Akan tetapi, kang Aden, si pria dengan rambut spike kecil ini kemudian tidak dapat menghadiri acara tersebut, dikarenakan ‘sakit’. Entah yang sakit lahiriah atau batiniahnya, pengunjung tampaknya bisa menyimpulkan sendiri apa yang dirasakan kang Aden melalui cerita tersebut. Ternyata inipun dialami oleh kang Eggie, but, he is like a gentlement, dengan calonnya yang ternyata telah menikah dengan pria lain, sang ‘pendekar petikan dawai’ ini memilih untuk hadir pada acara pernikahan mantan calonnya.
Di album ketiga yang akan rilis pada 14 Juli 2013 ini, para Edfriends bisa membelinya di salah satu toko merk busana wanita muslim terkemuka, Zoya. Satu hal yang tidak terlupa dan sering diingatkan oleh kang Eggie, ialah mengenai apresiasi dalam berkarya. Tentu, tak mudah bekerja menciptakan lagu, lirik dan lain-lain hingga terbit 1 album yang berisi sekira 9 lagu, maka cara paling jitu untuk menghargai karya musik atau lagu tersebut bisa dengan membeli CD aslinya. Ingat, seperti kata kang Eggie bilang, beli CD original atau aslinya, bukan melalui bajakan atau salah satu situs berbagi file gratis di internet.
Perform selama lebih kurang satu setengah jam (16.30 – 18.00 an kurang) ini cukup memberikan kesan positif bahwa Edcoustic, salah satu grup religi mampu eksis ditengah glamornya industri musik asing asal negeri gingseng atau lagu-lagu melankolis dari band-band tanah air. Mungkin tidak semuanya buruk, karena memang lagu-lagu religi umumnya tersegmentasi untuk kalangan tertentu, maka ia memiliki porsi penggemar tersendiri.

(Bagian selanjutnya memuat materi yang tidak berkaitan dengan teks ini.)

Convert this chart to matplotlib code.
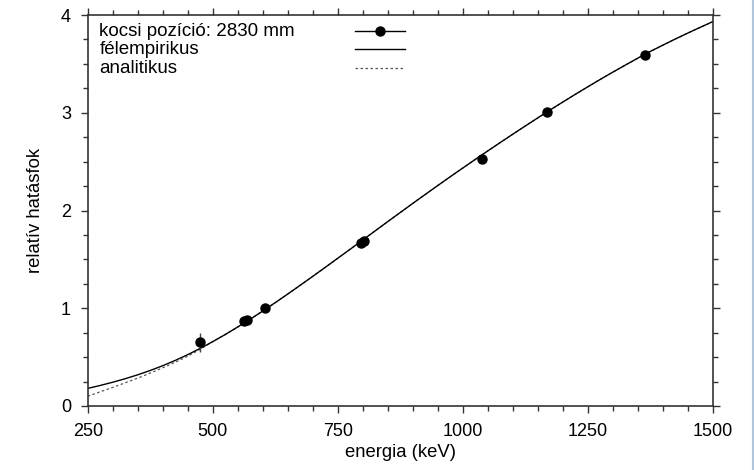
import matplotlib

matplotlib.use("Agg")
import matplotlib.pyplot as plt
from matplotlib.lines import Line2D
from matplotlib.ticker import MultipleLocator

plt.rcParams["font.family"] = ["Liberation Sans", "DejaVu Sans"]

# measured relative efficiencies (Cs-134 lines), normalised at 604.7 keV
meas_energy = [475.4, 563.2, 569.3, 604.7, 795.9, 801.9, 1038.6, 1167.9, 1365.2]
meas_eff = [0.652, 0.865, 0.88, 1.0, 1.665, 1.685, 2.525, 3.005, 3.59]
meas_err = [0.097, 0.012, 0.012, 0.01, 0.012, 0.012, 0.015, 0.015, 0.015]

# fitted efficiency curves, sampled every 25 keV
curve_energy = [250, 275, 300, 325, 350, 375, 400, 425, 450, 475, 500, 525,
                550, 575, 600, 625, 650, 675, 700, 725, 750, 775, 800, 825,
                850, 875, 900, 925, 950, 975, 1000, 1025, 1050, 1075, 1100,
                1125, 1150, 1175, 1200, 1225, 1250, 1275, 1300, 1325, 1350,
                1375, 1400, 1425, 1450, 1475, 1500]
semi_empirical = [0.180, 0.210, 0.243, 0.279, 0.319, 0.363, 0.412, 0.466,
                  0.525, 0.589, 0.658, 0.731, 0.808, 0.888, 0.971, 1.057,
                  1.145, 1.235, 1.326, 1.418, 1.511, 1.604, 1.698, 1.792,
                  1.886, 1.979, 2.072, 2.164, 2.255, 2.345, 2.434, 2.522,
                  2.609, 2.695, 2.780, 2.864, 2.947, 3.029, 3.109, 3.188,
                  3.265, 3.341, 3.415, 3.487, 3.558, 3.627, 3.691, 3.754,
                  3.815, 3.874, 3.932]
analytic = [0.100, 0.145, 0.190, 0.237, 0.285, 0.336, 0.390, 0.447, 0.509,
            0.580, 0.658, 0.731, 0.808, 0.888, 0.971, 1.057, 1.145, 1.235,
            1.326, 1.418, 1.511, 1.604, 1.698, 1.792, 1.886, 1.979, 2.072,
            2.164, 2.255, 2.345, 2.434, 2.522, 2.609, 2.695, 2.780, 2.864,
            2.947, 3.029, 3.109, 3.188, 3.265, 3.341, 3.415, 3.487, 3.558,
            3.627, 3.691, 3.754, 3.815, 3.874, 3.932]

legend_labels = ["kocsi pozíció: 2830 mm", "félempirikus", "analitikus"]

fig = plt.figure(figsize=(7.54, 4.70), dpi=100)
ax = fig.add_axes([0.1163, 0.1362, 0.8289, 0.8318])

dotted = (0, (2, 2))
ax.plot(curve_energy, analytic, color="#555555", lw=0.9, ls=dotted)
ax.plot(curve_energy, semi_empirical, color="black", lw=1.0)
ax.errorbar(meas_energy, meas_eff, yerr=meas_err, fmt="o", color="black",
            ms=6.5, elinewidth=1.0, capsize=0, ecolor="#444444")

ax.set_xlim(250, 1500)
ax.set_ylim(0, 4)
ax.xaxis.set_major_locator(MultipleLocator(250))
ax.xaxis.set_minor_locator(MultipleLocator(50))
ax.yaxis.set_major_locator(MultipleLocator(1))
ax.yaxis.set_minor_locator(MultipleLocator(0.25))

for side in ax.spines.values():
    side.set_color("#333333")
    side.set_linewidth(1.2)
ax.tick_params(which="both", direction="out", top=True, right=True,
               color="#333333", width=1.0, labelsize=13, labelcolor="black")
ax.tick_params(which="major", length=5, pad=7)
ax.tick_params(which="minor", length=3.5)

ax.set_xlabel("energia (keV)", fontsize=13.3, labelpad=3)
ax.set_ylabel("relatív hatásfok", fontsize=13.3, labelpad=12)

# gnuplot-style key: labels on the left, samples in a column on the right
row_y = [0.959, 0.912, 0.864]
tx, hx0, hx1 = 0.0186, 0.4277, 0.5077
for y, label in zip(row_y, legend_labels):
    ax.text(tx, y, label, transform=ax.transAxes, fontsize=13.5,
            va="center", ha="left")
ax.add_line(Line2D([hx0, hx1], [row_y[0]] * 2, transform=ax.transAxes,
                   color="black", lw=1.0))
ax.add_line(Line2D([(hx0 + hx1) / 2], [row_y[0]], transform=ax.transAxes,
                   color="black", marker="o", ms=6.5, ls="none"))
ax.add_line(Line2D([hx0, hx1], [row_y[1]] * 2, transform=ax.transAxes,
                   color="black", lw=1.0))
ax.add_line(Line2D([hx0, hx1], [row_y[2]] * 2, transform=ax.transAxes,
                   color="#555555", lw=0.9, ls=dotted))

# thin window edge on the right
fig.add_artist(Line2D([0.9985, 0.9985], [0, 1], transform=fig.transFigure,
                      color="#a9c8e8", lw=1.5))

fig.savefig("out.png", dpi=100)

Kesederhanaan konsep penampilan, lagu-lagu yang dibawakan dan keseluruhan performa menunjukkan bahwa Edcoustic merupakan contoh grup musik ‘pure Islami’ yang menginspirasi dan perlu untuk terus didorong untuk dapat berkarya. Sayang, pada saat perform di pelataran masjid di ‘kota hujan’ ini, Edcoustic tidak membawakan lagu berjudul Muhasabah Cinta.

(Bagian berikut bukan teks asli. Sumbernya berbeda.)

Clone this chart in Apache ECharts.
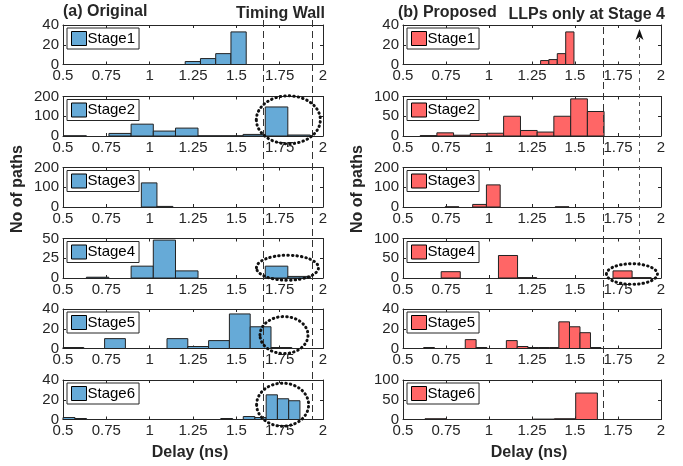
<!DOCTYPE html>
<html>
<head>
<meta charset="utf-8">
<script src="https://cdn.jsdelivr.net/npm/echarts@6/dist/echarts.min.js"></script>
<style>
  html, body { margin: 0; padding: 0; background: #fff; }
  #chart { width: 683px; height: 466px; }
</style>
</head>
<body>
<div id="chart"></div>
<script>
// histogram bins: [binStart, binEnd, count]
const origStage1 = [[1.205, 1.293, 3], [1.293, 1.381, 6], [1.381, 1.469, 11], [1.469, 1.557, 33]];
const origStage2 = [[0.505, 0.635, 1], [0.765, 0.893, 13], [0.893, 1.021, 60], [1.021, 1.149, 25], [1.149, 1.279, 40],
  [1.279, 1.409, 1], [1.409, 1.539, 1], [1.539, 1.667, 8], [1.667, 1.797, 147], [1.797, 1.927, 5]];
const origStage3 = [[0.952, 1.042, 122], [1.042, 1.134, 3]];
const origStage4 = [[0.635, 0.764, 1], [0.893, 1.021, 15], [1.021, 1.149, 48], [1.149, 1.279, 9], [1.667, 1.797, 15], [1.797, 1.927, 2]];
const origStage5 = [[0.50, 0.62, 1], [0.74, 0.86, 10], [1.10, 1.22, 10], [1.22, 1.34, 2], [1.34, 1.46, 8], [1.46, 1.58, 35],
  [1.58, 1.70, 22], [1.70, 1.82, 1]];
const origStage6 = [[0.50, 0.569, 2], [0.569, 0.636, 1], [1.41, 1.479, 1], [1.54, 1.607, 3], [1.607, 1.672, 2], [1.672, 1.737, 25],
  [1.737, 1.802, 21], [1.802, 1.867, 19]];

const propStage1 = [[1.300, 1.348, 4], [1.348, 1.397, 5], [1.397, 1.446, 11], [1.446, 1.494, 33]];
const propStage2 = [[0.600, 0.697, 1], [0.697, 0.794, 8], [0.794, 0.891, 2], [0.891, 0.989, 6], [0.989, 1.085, 7], [1.085, 1.183, 50],
  [1.183, 1.280, 14], [1.280, 1.377, 10], [1.377, 1.475, 50], [1.475, 1.572, 94], [1.572, 1.669, 62]];
const propStage3 = [[0.745, 0.825, 1], [0.905, 0.985, 13], [0.985, 1.065, 112], [1.385, 1.465, 1]];
const propStage4 = [[0.722, 0.833, 16], [1.055, 1.166, 57], [1.166, 1.277, 1], [1.721, 1.832, 18], [1.832, 1.943, 1]];
const propStage5 = [[0.620, 0.683, 1], [0.862, 0.925, 9], [0.925, 0.988, 1], [1.101, 1.164, 8], [1.164, 1.227, 2], [1.227, 1.290, 1],
  [1.290, 1.353, 1], [1.353, 1.406, 1], [1.406, 1.468, 27], [1.468, 1.529, 22], [1.529, 1.590, 16], [1.590, 1.651, 1]];
const propStage6 = [[0.628, 0.751, 2], [1.257, 1.380, 1], [1.380, 1.504, 2], [1.504, 1.630, 67]];

const stageNames = ['Stage1', 'Stage2', 'Stage3', 'Stage4', 'Stage5', 'Stage6'];
const delayTicks = [0.5, 0.75, 1, 1.25, 1.5, 1.75, 2];
const origYMax = [40, 200, 200, 50, 40, 40];
const propYMax = [40, 100, 200, 100, 40, 100];
const origWalls = [1.656, 1.935];
const propWall = 1.665;
const llpArrowX = 1.87;

const origData = [origStage1, origStage2, origStage3, origStage4, origStage5, origStage6];
const propData = [propStage1, propStage2, propStage3, propStage4, propStage5, propStage6];

const FONT = '"Liberation Sans", Arial, Helvetica, sans-serif';
const AX = '#262626';
const rowTops = [25, 96.5, 167.5, 238.5, 309, 380];
const rowH = 39.5;
const panels = [
  { left: 63, width: 260, data: origData, yMax: origYMax, color: '#66AAD7', key: 'o' },
  { left: 403, width: 258, data: propData, yMax: propYMax, color: '#FF6666', key: 'p' }
];

const chart = echarts.init(document.getElementById('chart'));

const grid = [], xAxis = [], yAxis = [], series = [], legend = [];

function renderHist(params, api) {
  const a = api.coord([api.value(0), api.value(2)]);
  const b = api.coord([api.value(1), 0]);
  return {
    type: 'rect',
    shape: { x: a[0], y: a[1], width: b[0] - a[0], height: b[1] - a[1] },
    style: { fill: api.visual('color'), stroke: '#222', lineWidth: 1 }
  };
}

panels.forEach(function (p) {
  p.data.forEach(function (bins, r) {
    const g = grid.length;
    const ymax = p.yMax[r];
    grid.push({ left: p.left, top: rowTops[r], width: p.width, height: rowH });
    const xBase = {
      gridIndex: g, type: 'value', min: delayTicks[0], max: delayTicks[delayTicks.length - 1],
      interval: delayTicks[1] - delayTicks[0], splitLine: { show: false },
      axisLine: { onZero: false, lineStyle: { color: AX, width: 1 } },
      axisTick: { inside: true, length: 3, lineStyle: { color: AX } }
    };
    xAxis.push(Object.assign({}, xBase, {
      position: 'bottom',
      axisLabel: { fontFamily: FONT, fontSize: 15, color: AX, margin: 4 }
    }));
    xAxis.push(Object.assign({}, xBase, { position: 'top', axisLabel: { show: false } }));
    const yBase = {
      gridIndex: g, type: 'value', min: 0, max: ymax, interval: ymax / 2, splitLine: { show: false },
      axisLine: { onZero: false, lineStyle: { color: AX, width: 1 } },
      axisTick: { inside: true, length: 3, lineStyle: { color: AX } }
    };
    yAxis.push(Object.assign({}, yBase, {
      position: 'left',
      axisLabel: { fontFamily: FONT, fontSize: 15, color: AX, margin: 4 }
    }));
    yAxis.push(Object.assign({}, yBase, { position: 'right', axisLabel: { show: false } }));
    const name = p.key + stageNames[r];
    series.push({
      type: 'custom', name: name, xAxisIndex: 2 * g, yAxisIndex: 2 * g,
      renderItem: renderHist, encode: { x: [0, 1], y: 2 },
      itemStyle: { color: p.color }, data: bins, silent: true
    });
    legend.push({
      data: [name], left: p.left + 4, top: rowTops[r] + 3, orient: 'vertical',
      formatter: function (n) { return n.slice(1); },
      icon: 'rect', itemWidth: 15, itemHeight: 14, padding: [3, 4, 3, 4],
      borderColor: AX, borderWidth: 1, backgroundColor: '#fff', borderRadius: 0,
      selectedMode: false,
      itemStyle: { borderColor: '#000', borderWidth: 1 },
      textStyle: { fontFamily: FONT, fontSize: 15, color: '#000', padding: [0, 0, 0, -4] }
    });
  });
});

chart.setOption({
  animation: false,
  backgroundColor: '#fff',
  grid: grid, xAxis: xAxis, yAxis: yAxis, series: series, legend: legend
});

// annotations (placed through the grids' own scales)
function px(g, x, y) { return chart.convertToPixel({ gridIndex: g }, [x, y]); }
const loops = [
  { g: 1, x: 1.80, y: 82, rx: 32, ry: 24 },
  { g: 3, x: 1.795, y: 13, rx: 31, ry: 12.5 },
  { g: 4, x: 1.775, y: 13.6, rx: 24, ry: 18.5 },
  { g: 5, x: 1.767, y: 15, rx: 26, ry: 21.5 },
  { g: 9, x: 1.831, y: 10, rx: 25.5, ry: 10.3 }
];
const elements = [];
const bottomY = px(5, 0.5, 0)[1];
origWalls.forEach(function (w) {
  const x = Math.round(px(0, w, 0)[0]) + 0.5;
  elements.push({ type: 'line', z: 100, shape: { x1: x, y1: 20, x2: x, y2: bottomY },
    style: { stroke: '#333', lineWidth: 1, lineDash: [7, 4] } });
});
const wx = Math.round(px(6, propWall, 0)[0]) + 0.5;
elements.push({ type: 'line', z: 100, shape: { x1: wx, y1: 27, x2: wx, y2: px(11, 0.5, 0)[1] },
  style: { stroke: '#333', lineWidth: 1, lineDash: [7, 4] } });
const loopTops = {};
loops.forEach(function (l) {
  const c = px(l.g, l.x, l.y);
  loopTops[l.g] = c[1] - l.ry;
  elements.push({ type: 'ellipse', z: 101, shape: { cx: c[0], cy: c[1], rx: l.rx, ry: l.ry },
    style: { fill: 'none', stroke: '#111', lineWidth: 3, lineDash: [0.5, 4], lineCap: 'round' } });
});
const ax = Math.round(px(9, llpArrowX, 0)[0]) + 0.5;
elements.push({ type: 'line', z: 100, shape: { x1: ax, y1: 38, x2: ax, y2: loopTops[9] },
  style: { stroke: '#555', lineWidth: 1, lineDash: [4, 4] } });
elements.push({ type: 'polygon', z: 102, shape: { points: [[ax, 29], [ax - 4, 40], [ax, 37], [ax + 4, 40]] },
  style: { fill: '#111' } });

function label(text, x, y, align, rot) {
  return { type: 'text', z: 110, x: x, y: y, rotation: rot || 0,
    style: { text: text, font: 'bold 16px ' + FONT, fill: AX, align: align, verticalAlign: 'middle' } };
}
elements.push(label('(a) Original', 63, 12, 'left'));
elements.push(label('Timing Wall', 325, 14, 'right'));
elements.push(label('(b) Proposed', 398, 13, 'left'));
elements.push(label('LLPs only at Stage 4', 665, 15, 'right'));
elements.push(label('No of paths', 18, 189, 'center', Math.PI / 2));
elements.push(label('No of paths', 358, 189, 'center', Math.PI / 2));
elements.push(label('Delay (ns)', 190, 453, 'center'));
elements.push(label('Delay (ns)', 529, 453, 'center'));

chart.setOption({ graphic: { elements: elements } });
</script>
</body>
</html>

Meskipun demikian, lagu terakhir berjudul Kau Ditakdirkan Untukku cukup memberikan penutup yang segar. Sebab, lagu hits andalan yang akan dihadirkan dalam album ketiga ini memberi sedikit ‘sentilan’ untuk menggugah para jomblowan dan jomblowati untuk segera mengakhiri masa lajang.
Seusai acara, banyak dari para pengunjung yang ingin foto-foto bersama para anggota Edcoustic. Sebagian malu-malu, termasuk penulis. Namun, segera penulis tinggalkan ‘tempat kejadian perkara’, karena waktu adzan maghrib hampir tiba dan sebagian stan sangat sayang untuk dilewatkan dan enaknya sebentar mencari barang-barang unik di tempat tersebut, termasuk akhirnya membeli dua buah stiker bertuliskan kata-kata gaul-Islami, seharga Rp3 ribu (2 buah) untuk ukuran agak kecil, dan tersedia pula stiker seharga Rp5 ribu untuk yang berukuran lebih besar.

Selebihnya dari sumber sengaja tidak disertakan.